» Work instructions
Beginning with the line that contains "Output the component", retype the entries below exactly, ending with the line that contains "Chart.register(...registerables);". Leave out any pictures.

» Data excerpts
★ ★ ★ ★

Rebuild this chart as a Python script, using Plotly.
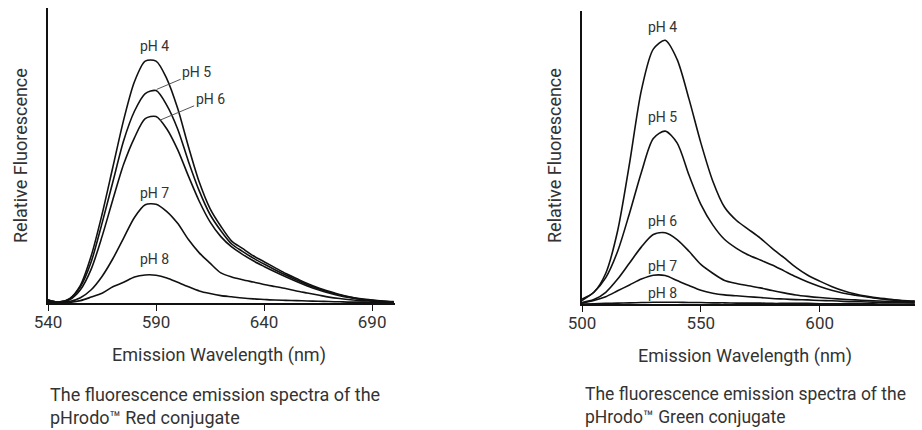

★ ★ ★ ★

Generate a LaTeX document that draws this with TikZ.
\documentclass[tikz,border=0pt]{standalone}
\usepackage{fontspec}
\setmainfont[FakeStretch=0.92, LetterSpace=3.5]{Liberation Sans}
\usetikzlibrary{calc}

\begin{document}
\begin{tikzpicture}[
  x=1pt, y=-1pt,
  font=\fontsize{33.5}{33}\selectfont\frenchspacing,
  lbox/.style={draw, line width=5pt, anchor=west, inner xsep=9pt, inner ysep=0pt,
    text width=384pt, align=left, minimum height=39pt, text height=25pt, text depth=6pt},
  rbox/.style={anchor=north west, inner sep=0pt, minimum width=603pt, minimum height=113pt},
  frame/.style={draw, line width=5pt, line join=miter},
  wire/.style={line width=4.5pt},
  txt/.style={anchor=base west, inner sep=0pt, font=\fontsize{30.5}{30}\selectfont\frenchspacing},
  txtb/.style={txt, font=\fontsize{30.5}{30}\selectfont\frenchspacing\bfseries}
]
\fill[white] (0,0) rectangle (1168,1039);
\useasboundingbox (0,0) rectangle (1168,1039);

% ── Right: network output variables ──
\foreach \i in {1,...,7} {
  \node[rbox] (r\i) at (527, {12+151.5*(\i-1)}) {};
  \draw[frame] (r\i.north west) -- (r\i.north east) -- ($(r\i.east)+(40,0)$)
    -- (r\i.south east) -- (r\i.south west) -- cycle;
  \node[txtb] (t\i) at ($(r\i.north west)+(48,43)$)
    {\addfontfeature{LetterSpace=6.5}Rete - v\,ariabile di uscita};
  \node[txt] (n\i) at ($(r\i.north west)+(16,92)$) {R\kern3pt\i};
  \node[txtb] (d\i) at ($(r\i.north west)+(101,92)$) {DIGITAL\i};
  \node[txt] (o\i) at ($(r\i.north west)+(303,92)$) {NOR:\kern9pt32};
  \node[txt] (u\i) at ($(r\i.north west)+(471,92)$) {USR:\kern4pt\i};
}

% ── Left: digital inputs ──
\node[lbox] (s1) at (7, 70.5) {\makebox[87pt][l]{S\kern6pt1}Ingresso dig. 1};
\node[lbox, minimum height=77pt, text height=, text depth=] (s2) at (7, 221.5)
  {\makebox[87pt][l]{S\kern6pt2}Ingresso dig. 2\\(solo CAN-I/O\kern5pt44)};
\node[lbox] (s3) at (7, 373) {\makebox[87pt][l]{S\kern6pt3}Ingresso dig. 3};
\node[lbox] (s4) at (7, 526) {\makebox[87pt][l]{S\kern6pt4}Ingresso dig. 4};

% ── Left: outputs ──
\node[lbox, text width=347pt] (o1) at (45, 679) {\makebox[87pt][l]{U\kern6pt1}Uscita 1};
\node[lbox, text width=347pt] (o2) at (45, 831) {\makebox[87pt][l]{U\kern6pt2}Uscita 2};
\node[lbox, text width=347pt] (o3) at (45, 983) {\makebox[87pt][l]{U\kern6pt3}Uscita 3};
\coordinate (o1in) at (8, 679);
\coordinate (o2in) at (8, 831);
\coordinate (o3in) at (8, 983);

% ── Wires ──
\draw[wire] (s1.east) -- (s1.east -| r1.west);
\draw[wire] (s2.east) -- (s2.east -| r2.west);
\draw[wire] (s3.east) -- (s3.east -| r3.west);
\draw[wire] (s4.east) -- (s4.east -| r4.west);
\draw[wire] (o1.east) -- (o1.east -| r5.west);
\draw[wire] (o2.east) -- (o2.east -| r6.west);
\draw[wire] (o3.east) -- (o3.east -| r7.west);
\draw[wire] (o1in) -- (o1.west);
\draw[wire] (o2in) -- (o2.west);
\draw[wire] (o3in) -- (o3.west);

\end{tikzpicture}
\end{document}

★ ★ ★ ★

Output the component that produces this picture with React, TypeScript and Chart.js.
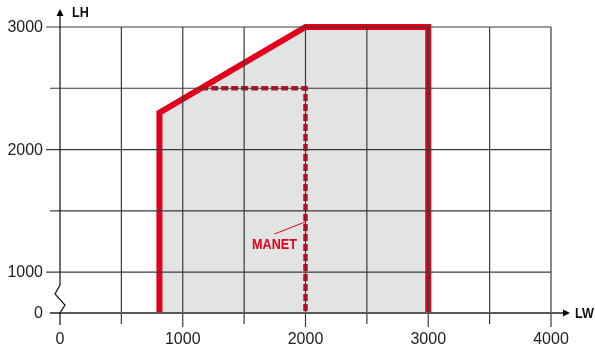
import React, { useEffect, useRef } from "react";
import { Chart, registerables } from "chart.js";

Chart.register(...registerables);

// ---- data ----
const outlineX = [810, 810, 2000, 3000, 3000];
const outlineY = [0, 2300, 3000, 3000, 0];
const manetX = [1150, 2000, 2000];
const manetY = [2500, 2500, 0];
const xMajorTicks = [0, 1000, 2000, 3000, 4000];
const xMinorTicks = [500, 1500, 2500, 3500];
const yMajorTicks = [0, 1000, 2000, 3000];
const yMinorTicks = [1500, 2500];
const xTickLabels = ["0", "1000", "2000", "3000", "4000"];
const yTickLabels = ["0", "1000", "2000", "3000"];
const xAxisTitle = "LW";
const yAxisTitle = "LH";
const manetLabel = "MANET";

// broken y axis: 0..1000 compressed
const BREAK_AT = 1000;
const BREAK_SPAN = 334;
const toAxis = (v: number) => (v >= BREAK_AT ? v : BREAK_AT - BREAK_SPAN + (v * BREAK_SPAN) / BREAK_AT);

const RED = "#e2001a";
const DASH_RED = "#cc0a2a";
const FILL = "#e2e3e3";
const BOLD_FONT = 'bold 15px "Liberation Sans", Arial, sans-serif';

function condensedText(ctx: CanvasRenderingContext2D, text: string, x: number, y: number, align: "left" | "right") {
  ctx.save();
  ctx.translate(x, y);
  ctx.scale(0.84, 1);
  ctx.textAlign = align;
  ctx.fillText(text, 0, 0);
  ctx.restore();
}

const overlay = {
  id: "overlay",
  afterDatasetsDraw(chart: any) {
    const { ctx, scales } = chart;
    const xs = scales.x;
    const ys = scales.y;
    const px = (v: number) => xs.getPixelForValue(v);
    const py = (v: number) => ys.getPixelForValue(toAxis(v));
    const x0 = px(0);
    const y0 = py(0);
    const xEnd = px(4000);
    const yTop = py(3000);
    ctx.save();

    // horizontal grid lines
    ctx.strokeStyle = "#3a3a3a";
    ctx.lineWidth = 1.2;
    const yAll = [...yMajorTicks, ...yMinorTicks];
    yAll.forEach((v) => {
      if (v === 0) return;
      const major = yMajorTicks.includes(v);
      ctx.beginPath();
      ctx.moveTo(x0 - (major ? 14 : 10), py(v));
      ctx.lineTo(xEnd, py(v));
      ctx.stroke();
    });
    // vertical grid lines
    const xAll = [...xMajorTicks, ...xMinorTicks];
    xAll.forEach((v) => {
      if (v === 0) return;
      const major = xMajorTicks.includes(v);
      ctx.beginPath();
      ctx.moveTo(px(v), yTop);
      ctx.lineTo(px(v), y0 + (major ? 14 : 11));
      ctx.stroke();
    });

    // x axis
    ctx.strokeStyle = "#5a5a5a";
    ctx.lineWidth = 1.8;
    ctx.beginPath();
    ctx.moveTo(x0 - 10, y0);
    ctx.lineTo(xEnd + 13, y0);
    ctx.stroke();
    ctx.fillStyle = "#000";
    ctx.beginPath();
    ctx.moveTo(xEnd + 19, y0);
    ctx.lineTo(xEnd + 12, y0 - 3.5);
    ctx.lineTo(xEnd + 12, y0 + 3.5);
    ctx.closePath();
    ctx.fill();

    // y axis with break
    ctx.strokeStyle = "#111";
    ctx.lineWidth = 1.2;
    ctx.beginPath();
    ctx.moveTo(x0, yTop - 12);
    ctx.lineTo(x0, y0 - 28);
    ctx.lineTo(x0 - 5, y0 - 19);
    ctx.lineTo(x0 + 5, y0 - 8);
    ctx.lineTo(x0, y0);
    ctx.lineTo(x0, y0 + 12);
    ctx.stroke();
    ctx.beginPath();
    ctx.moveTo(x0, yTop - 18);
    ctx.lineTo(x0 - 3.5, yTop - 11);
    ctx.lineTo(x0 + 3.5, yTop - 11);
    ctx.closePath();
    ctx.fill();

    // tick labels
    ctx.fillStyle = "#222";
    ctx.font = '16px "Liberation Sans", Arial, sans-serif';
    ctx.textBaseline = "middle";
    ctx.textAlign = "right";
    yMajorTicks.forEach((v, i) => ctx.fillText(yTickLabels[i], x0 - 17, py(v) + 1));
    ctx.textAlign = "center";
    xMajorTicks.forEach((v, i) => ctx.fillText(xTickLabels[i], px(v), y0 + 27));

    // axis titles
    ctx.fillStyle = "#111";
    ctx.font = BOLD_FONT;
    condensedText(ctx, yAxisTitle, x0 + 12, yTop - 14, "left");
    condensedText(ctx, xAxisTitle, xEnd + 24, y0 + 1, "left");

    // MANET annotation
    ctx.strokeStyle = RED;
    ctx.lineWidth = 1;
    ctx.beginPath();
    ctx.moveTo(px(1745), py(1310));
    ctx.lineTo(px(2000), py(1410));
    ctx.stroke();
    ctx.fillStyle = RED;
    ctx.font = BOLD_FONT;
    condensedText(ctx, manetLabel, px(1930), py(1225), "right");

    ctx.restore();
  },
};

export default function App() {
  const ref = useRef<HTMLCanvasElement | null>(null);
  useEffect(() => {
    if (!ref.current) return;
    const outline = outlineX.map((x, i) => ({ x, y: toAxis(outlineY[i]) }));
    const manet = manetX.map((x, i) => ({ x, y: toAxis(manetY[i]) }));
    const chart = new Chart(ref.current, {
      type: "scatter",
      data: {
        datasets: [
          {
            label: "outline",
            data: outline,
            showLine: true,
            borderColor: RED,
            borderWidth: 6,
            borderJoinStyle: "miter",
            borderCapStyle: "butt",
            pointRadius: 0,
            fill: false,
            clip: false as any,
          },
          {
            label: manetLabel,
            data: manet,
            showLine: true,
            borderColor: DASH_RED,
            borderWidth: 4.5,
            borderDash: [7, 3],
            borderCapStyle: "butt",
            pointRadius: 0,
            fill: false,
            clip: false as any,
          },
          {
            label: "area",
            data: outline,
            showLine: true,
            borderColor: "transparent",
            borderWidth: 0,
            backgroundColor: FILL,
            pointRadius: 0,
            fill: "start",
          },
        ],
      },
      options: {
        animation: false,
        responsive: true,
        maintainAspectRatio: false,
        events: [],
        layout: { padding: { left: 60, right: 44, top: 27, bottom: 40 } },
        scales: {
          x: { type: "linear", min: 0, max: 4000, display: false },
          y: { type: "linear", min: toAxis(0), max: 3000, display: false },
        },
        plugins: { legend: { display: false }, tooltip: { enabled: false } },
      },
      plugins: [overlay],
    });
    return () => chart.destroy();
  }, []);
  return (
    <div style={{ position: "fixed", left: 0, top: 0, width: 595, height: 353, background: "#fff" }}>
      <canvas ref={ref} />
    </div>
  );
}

★ ★ ★ ★

» Exercise answer
Output the component that produces this picture with React, TypeScript and Chart.js.
import React, { useEffect, useRef } from "react";
import { Chart, registerables } from "chart.js";

Chart.register(...registerables);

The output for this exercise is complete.